For advertisers running brand campaigns, attention metrics have earned a place in your measurement stack. The November 2025 standards give you a more credible framework for evaluating vendors than existed a year earlier. For performance-focused advertisers: attention data is useful for assessing inventory quality, but your conversion data still drives optimization.

The hype-or-future framing presents a false choice: attention metrics are neither a revolution nor a fad. They are a measurable improvement to a specific part of the measurement problem, applied to a specific category of campaigns.


What Product and Media Teams Should Do Now

Ask your current measurement vendor or DSP whether they surface attention data, and if so, which methodology they use and whether they are pursuing MRC accreditation under the November 2025 guidelines. That question alone filters out vendors whose attention products are mostly marketing language.

If you run brand campaigns, run a parallel test: one flight optimized to viewability as normal, one optimized to attention score. Compare brand recall outcomes. The test will tell you more than any benchmark report.

If you evaluate new inventory, use attention data as a quality filter rather than a performance signal. High attention scores on an unfamiliar placement are a useful indicator that the placement is worth the risk. Low attention scores on the inventory you assumed was premium are a useful flag to look closer.

Do not replace CTR or conversion tracking with attention as your primary KPI. Attention is a signal, not a strategy.


FAQ

Is attention measurement the same as viewability?

No. Viewability confirms that an ad had the opportunity to be seen: 50% of pixels on screen for at least one second. Attention measurement goes further, using behavioral signals and, in some cases, panel-based eye-tracking data to estimate whether the ad was actually noticed. The two are related but measure different things.


Which campaigns benefit most from attention metrics?

Brand awareness and recall campaigns benefit most. For direct-response campaigns where CTR and conversion rate are the primary signals, attention data adds limited predictive value. It is most useful as an inventory quality filter regardless of campaign type, but its strongest case is in contexts where no direct behavioral signal exists.


Are attention scores comparable across vendors?

Not reliably, as of mid-2026. The IAB/MRC November 2025 guidelines provide a standardized framework and the basis for MRC accreditation, which will improve comparability over time. Until accreditation is widely adopted, treat attention scores from different vendors as directional within each vendor’s own system, not as directly comparable numbers.

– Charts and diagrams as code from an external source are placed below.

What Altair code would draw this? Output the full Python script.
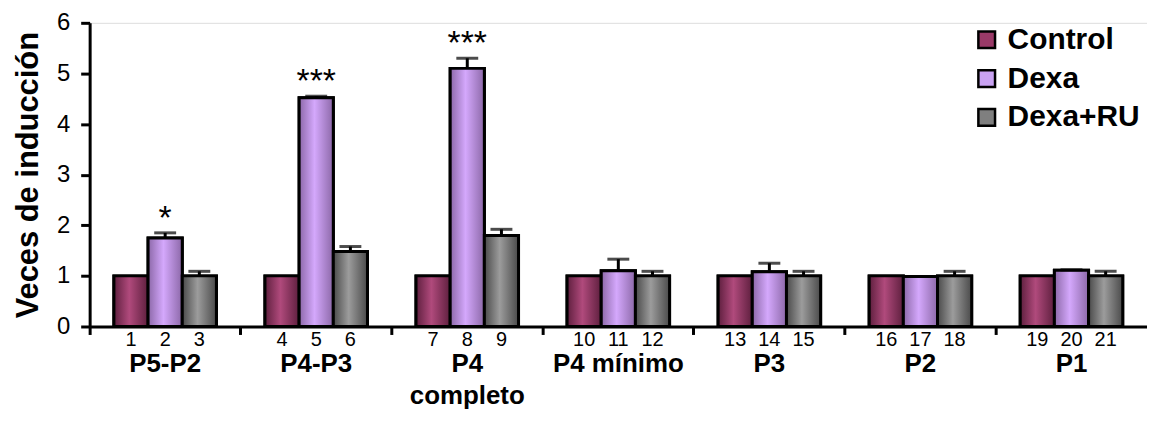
import altair as alt
import pandas as pd

groups = ["P5-P2", "P4-P3", "P4\ncompleto", "P4 mínimo", "P3", "P2", "P1"]
series = ["Control", "Dexa", "Dexa+RU"]
control_vals = [1.0, 1.0, 1.0, 1.0, 1.0, 1.0, 1.0]
dexa_vals = [1.75, 4.52, 5.10, 1.10, 1.08, 0.99, 1.11]
dexaru_vals = [1.0, 1.48, 1.80, 1.0, 1.0, 1.0, 1.0]
control_err = [0, 0, 0, 0, 0, 0, 0]
dexa_err = [0.10, 0.03, 0.20, 0.23, 0.17, 0.0, 0.01]
dexaru_err = [0.09, 0.10, 0.12, 0.09, 0.09, 0.09, 0.09]
dexa_stars = ["*", "***", "***", "", "", "", ""]

rows = []
n = 1
for gi, g in enumerate(groups):
    for si, (s, vals, errs) in enumerate(zip(series,
                                             [control_vals, dexa_vals, dexaru_vals],
                                             [control_err, dexa_err, dexaru_err])):
        rows.append({
            "group": g, "series": s, "value": vals[gi], "err": errs[gi],
            "top": vals[gi] + errs[gi], "num": str(n),
            "star": dexa_stars[gi] if s == "Dexa" else "",
        })
        n += 1
df = pd.DataFrame(rows)

FONT = "Liberation Sans"
solid = ["#9a3a68", "#c9a2f2", "#7f7f7f"]
grad_stops = {
    "Control": ("#5e1f3e", "#b04a7c"),
    "Dexa": ("#8c68a8", "#d4a8fc"),
    "Dexa+RU": ("#4a4a4a", "#9c9c9c"),
}

x_enc = alt.X("group:N", sort=groups, title=None,
              scale=alt.Scale(paddingInner=0, paddingOuter=0),
              axis=alt.Axis(labels=False, bandPosition=0, tickSize=8, tickWidth=3,
                            tickColor="black", domainColor="black", domainWidth=3))
xo_enc = alt.XOffset("series:N", sort=series,
                     scale=alt.Scale(paddingInner=0, paddingOuter=0.71))
y_enc = alt.Y("value:Q", title="Veces de inducción",
              scale=alt.Scale(domain=[0, 6], nice=False),
              axis=alt.Axis(values=[0, 1, 2, 3, 4, 5, 6], grid=False, tickSize=9,
                            tickWidth=3, tickColor="black", domainColor="black",
                            domainWidth=3, labelFont=FONT, labelFontSize=24,
                            labelColor="black", labelPadding=11,
                            titleFont=FONT, titleFontSize=31, titleFontWeight="bold",
                            titleColor="black", titlePadding=12))

base = alt.Chart(df)

bars = base.mark_bar(stroke="black", strokeWidth=3).encode(
    x=x_enc, xOffset=xo_enc, y=y_enc,
    color=alt.Color("series:N", sort=series,
                    scale=alt.Scale(domain=series, range=solid),
                    legend=alt.Legend(orient="none", legendX=886, legendY=2, title=None,
                                      symbolType="square", symbolSize=280,
                                      symbolStrokeColor="black", symbolStrokeWidth=2.5,
                                      labelFont=FONT, labelFontSize=30,
                                      labelFontWeight="bold", labelColor="black",
                                      labelOffset=6, rowPadding=9)),
)

layers = [bars]
for s in series:
    dark, light = grad_stops[s]
    g = alt.Gradient(gradient="linear",
                     stops=[alt.GradientStop(color=dark, offset=0),
                            alt.GradientStop(color=light, offset=0.45),
                            alt.GradientStop(color=dark, offset=1)],
                     x1=0, x2=1, y1=0, y2=0)
    layers.append(
        base.transform_filter(alt.datum.series == s)
        .mark_bar(fill=g, stroke="black", strokeWidth=3)
        .encode(x=alt.X("group:N", sort=groups), xOffset=alt.XOffset("series:N", sort=series),
                y="value:Q")
    )

err_base = base.transform_filter(alt.datum.err > 0)
rules = err_base.mark_rule(color="black", strokeWidth=3).encode(
    x=alt.X("group:N", sort=groups), xOffset=alt.XOffset("series:N", sort=series),
    y="value:Q", y2="top:Q")
caps = err_base.mark_tick(color="black", thickness=3, size=22, orient="horizontal").encode(
    x=alt.X("group:N", sort=groups), xOffset=alt.XOffset("series:N", sort=series),
    y="top:Q")

stars = base.transform_filter(alt.datum.star != "").mark_text(
    font=FONT, fontSize=34, color="black", baseline="alphabetic", dy=-4).encode(
    x=alt.X("group:N", sort=groups), xOffset=alt.XOffset("series:N", sort=series),
    y="top:Q", text="star:N")

nums = base.mark_text(font=FONT, fontSize=20, color="black", baseline="alphabetic",
                      dy=20).encode(
    x=alt.X("group:N", sort=groups), xOffset=alt.XOffset("series:N", sort=series),
    y=alt.datum(0), text="num:N")

glabels = base.transform_filter(alt.datum.series == "Dexa").mark_text(
    font=FONT, fontSize=26, fontWeight="bold", color="black", baseline="alphabetic",
    dy=46, lineBreak="\n", lineHeight=32).encode(
    x=alt.X("group:N", sort=groups), y=alt.datum(0), text="group:N")

chart = alt.layer(*layers, rules, caps, stars, nums, glabels).properties(
    width=1062, height=305,
    autosize=alt.AutoSizeParams(type="none"),
    padding={"left": 82, "top": 14, "right": 0, "bottom": 86},
).configure_view(stroke=None).configure(background="white")

chart.save("out.html", embed_options={"renderer": "svg", "actions": False})
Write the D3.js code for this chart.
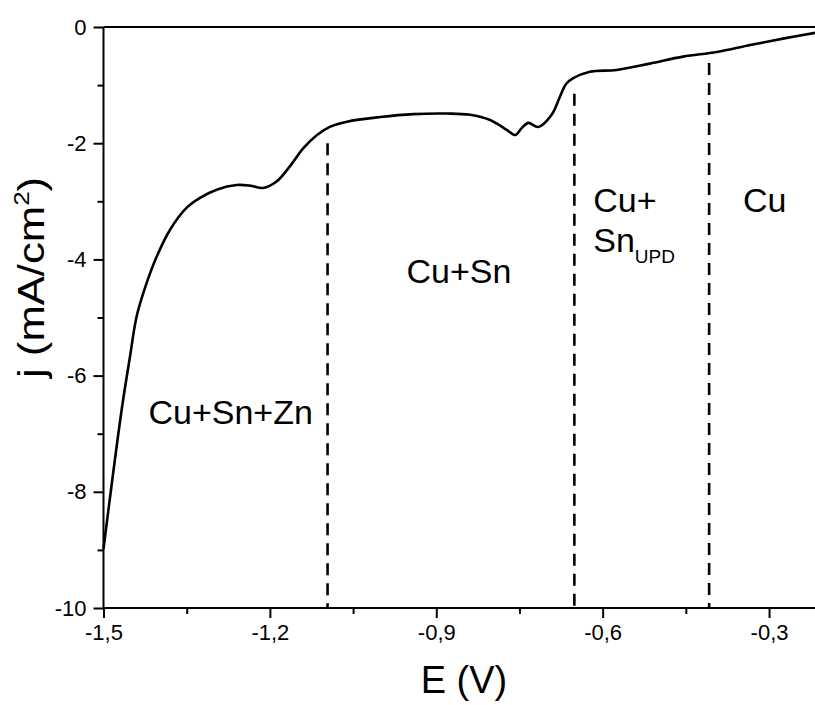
<!DOCTYPE html>
<html>
<head>
<meta charset="utf-8">
<script src="https://cdn.jsdelivr.net/npm/d3@7"></script>
<style>
  body { margin: 0; background: white; }
  svg { display: block; font-family: 'Liberation Sans', Arial, sans-serif; }
</style>
</head>
<body>
<div id="chart"></div>
<script>
// polarisation curve, E in V and j in mA/cm2
var potential = [-1.500, -1.467, -1.452, -1.440, -1.422, -1.404, -1.380, -1.350, -1.326, -1.296,
                 -1.260, -1.236, -1.212, -1.188, -1.164, -1.140, -1.115, -1.092, -1.061, -1.001,
                 -0.941, -0.881, -0.839, -0.803, -0.773, -0.758, -0.746, -0.734, -0.716, -0.692,
                 -0.677, -0.666, -0.653, -0.623, -0.575, -0.515, -0.455, -0.394, -0.334, -0.275,
                 -0.217];
var current = [-8.98, -6.57, -5.66, -4.97, -4.40, -3.95, -3.49, -3.11, -2.94, -2.80,
               -2.72, -2.73, -2.77, -2.66, -2.40, -2.09, -1.86, -1.72, -1.63, -1.55,
               -1.50, -1.49, -1.51, -1.60, -1.77, -1.86, -1.74, -1.65, -1.72, -1.51,
               -1.20, -0.98, -0.88, -0.77, -0.74, -0.63, -0.51, -0.43, -0.31, -0.20,
               -0.10];

// dashed region boundaries
var boundaryE = [-1.096, -0.651, -0.408];
var boundaryTop = [-2.0, -1.15, -0.62];

var xTicks = [-1.5, -1.2, -0.9, -0.6, -0.3];
var xMinorTicks = [-1.35, -1.05, -0.75, -0.45];
var yTicks = [0, -2, -4, -6, -8, -10];
var yMinorTicks = [-1, -3, -5, -7, -9];

var margin = {top: 27, left: 103.5};
var width = 721;
var height = 581;

var svg = d3.select('#chart')
  .append('svg')
  .attr('width', 815)
  .attr('height', 705)
  .append('g')
  .attr('transform', 'translate(' + margin.left + ',' + margin.top + ')');

var x = d3.scaleLinear().domain([-1.5, -0.2]).range([0, width]);
var y = d3.scaleLinear().domain([-10, 0]).range([height, 0]);

var fmt = (d) => (d === 0 ? '0' : d3.format('.1f')(d).replace('.', ',').replace('\u2212', '-'));
var fmtY = (d) => String(d);

// curve
var line = d3.line()
  .x((d, i) => x(potential[i]))
  .y((d, i) => y(current[i]))
  .curve(d3.curveCatmullRom.alpha(0.5));

svg.append('path')
  .datum(current)
  .attr('d', line)
  .style('fill', 'none')
  .style('stroke', 'black')
  .style('stroke-width', 2.6)
  .style('stroke-linejoin', 'round');

// dashed boundaries
svg.selectAll('.boundary')
  .data(boundaryE)
  .enter()
  .append('line')
  .attr('class', 'boundary')
  .attr('x1', (d) => x(d))
  .attr('x2', (d) => x(d))
  .attr('y1', (d, i) => y(boundaryTop[i]))
  .attr('y2', y(-10))
  .style('stroke', 'black')
  .style('stroke-width', 2.6)
  .style('stroke-dasharray', '12,8');

// axes
var tickStyle = function(g) {
  g.select('.domain').remove();
  g.selectAll('line').style('stroke', 'black').style('stroke-width', 2);
  g.selectAll('text').style('font-size', '22px').style('fill', 'black');
};

svg.append('g')
  .attr('transform', 'translate(0,' + height + ')')
  .call(d3.axisBottom(x).tickValues(xTicks).tickSize(10).tickPadding(6).tickFormat(fmt))
  .call(tickStyle);

svg.append('g')
  .attr('transform', 'translate(0,' + height + ')')
  .call(d3.axisBottom(x).tickValues(xMinorTicks).tickSize(6).tickFormat(''))
  .call(tickStyle);

svg.append('g')
  .call(d3.axisLeft(y).tickValues(yTicks).tickSize(10).tickPadding(7).tickFormat((d) => fmtY(d)))
  .call(tickStyle);

svg.append('g')
  .call(d3.axisLeft(y).tickValues(yMinorTicks).tickSize(6).tickFormat(''))
  .call(tickStyle);

// frame lines: left, bottom, top
svg.append('line').attr('x1', 0).attr('x2', 0).attr('y1', 0).attr('y2', height)
  .style('stroke', 'black').style('stroke-width', 2);
svg.append('line').attr('x1', 0).attr('x2', width).attr('y1', height).attr('y2', height)
  .style('stroke', 'black').style('stroke-width', 2);
svg.append('line').attr('x1', 0).attr('x2', width).attr('y1', 0).attr('y2', 0)
  .style('stroke', 'black').style('stroke-width', 2);

// axis titles
svg.append('text')
  .attr('x', x(-0.85))
  .attr('y', height + 85)
  .attr('text-anchor', 'middle')
  .style('font-size', '38px')
  .text('E (V)');

var yTitle = svg.append('text')
  .attr('transform', 'translate(' + (-60) + ',' + y(-4.31) + ') rotate(-90) scale(1.18,1)')
  .attr('text-anchor', 'middle')
  .style('font-size', '37px');
yTitle.append('tspan').text('j (mA/cm');
yTitle.append('tspan').attr('dy', -15).style('font-size', '22px').text('2');
yTitle.append('tspan').attr('dy', 15).text(')');

// region labels
var labelSize = '34px';
svg.append('text').attr('x', x(-1.419)).attr('y', y(-6.83))
  .style('font-size', labelSize).text('Cu+Sn+Zn');
svg.append('text').attr('x', x(-0.859)).attr('y', y(-4.40)).attr('text-anchor', 'middle')
  .style('font-size', labelSize).text('Cu+Sn');
svg.append('text').attr('x', x(-0.617)).attr('y', y(-3.19))
  .style('font-size', labelSize).text('Cu+');
var sn = svg.append('text').attr('x', x(-0.617)).attr('y', y(-3.88))
  .style('font-size', labelSize);
sn.append('tspan').text('Sn');
sn.append('tspan').attr('dy', 11).style('font-size', '19px').text('UPD');
svg.append('text').attr('x', x(-0.347)).attr('y', y(-3.19))
  .style('font-size', labelSize).text('Cu');
</script>
</body>
</html>
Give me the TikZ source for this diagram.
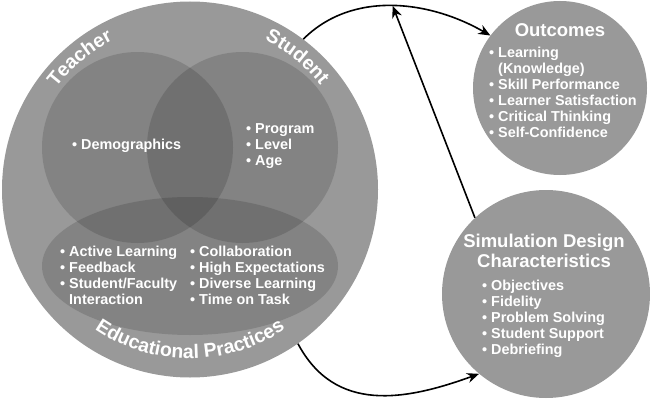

Will attention metrics eventually replace viewability?

The IAB and MRC explicitly position attention as a complementary signal, not a replacement for delivery metrics. The more likely trajectory is that attention data becomes a standard additional layer in measurement frameworks for brand campaigns, rather than displacing existing metrics.


What is the simplest way to start testing attention data?

Most major verification vendors and larger DSPs now offer attention measurement as part of their standard toolset. Starting with proxy-signal-based attention scores costs nothing extra if you already use their platform. Panel-based measurement (such as Lumen Research) requires a separate engagement but provides more direct observation data.


Attention Data Is a Better Question, Not a Final Answer

The case for attention metrics is not that they solve the measurement problem. It’s that they let you ask a better version of the question. Viewability asks: did this ad load where someone might have seen it? Attention asks: did someone likely notice it?

That shift is meaningful, with real research behind it and a formal industry framework to support it now. The limitation is that attention still tells you about the exposure, not about what happened after. Whether a noticed ad becomes a recalled brand, a considered product, or a conversion depends on everything the attention metric does not measure.

Use it where it improves your predictions. Know where it does not.